Assim a sociedade da globalização não é um sistema (um sistema relacional, de interdependencia), como seria de esperar e que aparentemente faz crer, é sim uma estructura piramidal em que a base vive debaixo das definições sociais que as elites dominantes impõe.
A estrutura neoliberal faz da igualdade entre os dois géneros seu lema chave. Contudo essa igualdade leva à negação e à perda da identidade feminina, para uma construção de uma identidade androgenica que tem orientações de fundo masculinas, pois a igualdade é sempre em “comparação a”. O igualitarismo nunca conseguirá fazer justiça às mulheres porque homens e mulheres não são iguais.

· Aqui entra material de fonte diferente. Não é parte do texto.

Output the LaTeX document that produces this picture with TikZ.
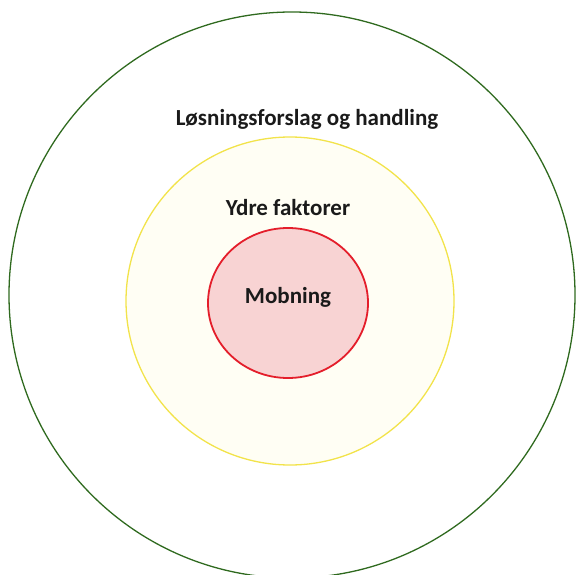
\documentclass[tikz,border=0pt]{standalone}
\usepackage{fontspec}
\setmainfont{Carlito}
\definecolor{outergreen}{HTML}{2F6A1F}
\definecolor{midyellow}{HTML}{F2E34A}
\definecolor{midfill}{HTML}{FFFEF4}
\definecolor{innerred}{HTML}{E41E2B}
\definecolor{innerfill}{HTML}{F8D3D3}
\definecolor{txt}{HTML}{1A1A1A}
\begin{document}
\begin{tikzpicture}[x=1bp,y=-1bp,
  ring/.style={line width=1.3bp},
  lbl/.style={font=\bfseries\fontsize{23bp}{27bp}\selectfont, text=txt, inner sep=0pt}]
\useasboundingbox (0,0) rectangle (576,575);
\clip (0,0) rectangle (576,575);
\draw[ring, outergreen] (292,295) circle[radius=283];
\draw[ring, midyellow, fill=midfill] (290,301) circle[radius=164];
\draw[ring, line width=1.8bp, innerred, fill=innerfill] (288,303) ellipse[x radius=80, y radius=75];
\node[lbl] (outer) at (307,119) {Løsningsforslag og handling};
\node[lbl] (mid) at (288,208) {Ydre faktorer};
\node[lbl] (inner) at (288,297) {Mobning};
\end{tikzpicture}
\end{document}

Pelo contrario a equidade entre os géneros é a unica resposta frente à globalização na medida em que a equidade permite que não haja uma dominação e uma sujeição, pois todos os sujeitos têm o mesmo valor. Equidade vista como um modelo general de relação reciproca entre indivíduos que se reconhecem mutuamente em suas diferenças. Assim ao facto diferencial de ter um ou outro sexo, de ser de uma ou outra raza, de ter mais o menos força física, não segue lógicamente a necessidade de um trato desigual entre os sujeitos assim diferenciados.
Esta relação de equivalencia faz que todo um mundo imerso, reijeitado e silenciado, o mundo feminino, surja dando voz a todos os mundos excluidos. Esta equidade permite que as definições sociais não sejam impostas pelas elites dominantes se não que sejam orientações que nascem desde as necessidades da base, fazendo com que seja uma visão desde baixo para cima. Ou melhor uma sociedade sistémica como um organismo unificado em que no centro se encontram os empobrecidos/excluidos que não deixam esquecer o valor da pessoa, como um coração de onde parte o sangue e para onde este volta. Uma sociedade sistémica que viva num processo de humanização com o objectivo de ser Persona na sua essência relacional. A equidade reivindica uma “igualdade entre” e para lutar fazem falta meios de luta, ou seja, é necessario o exercício do poder por parte dos desiguais, para que se lhes reconheçam tal exercício do poder. A equidade nos levaria à equipotencia donde ninguém prevaleceria sobre ninguém, nem ninguém poderia oprimir a ninguém, posto que teria tanta capacidade e afectar ao outro como de verse afectado.
A equidade assim, permitiria passar de uma vida ao serviço da economia a uma economia ao serviço da vida, em que o Bem Comum prevaleceria sobre o bem individual.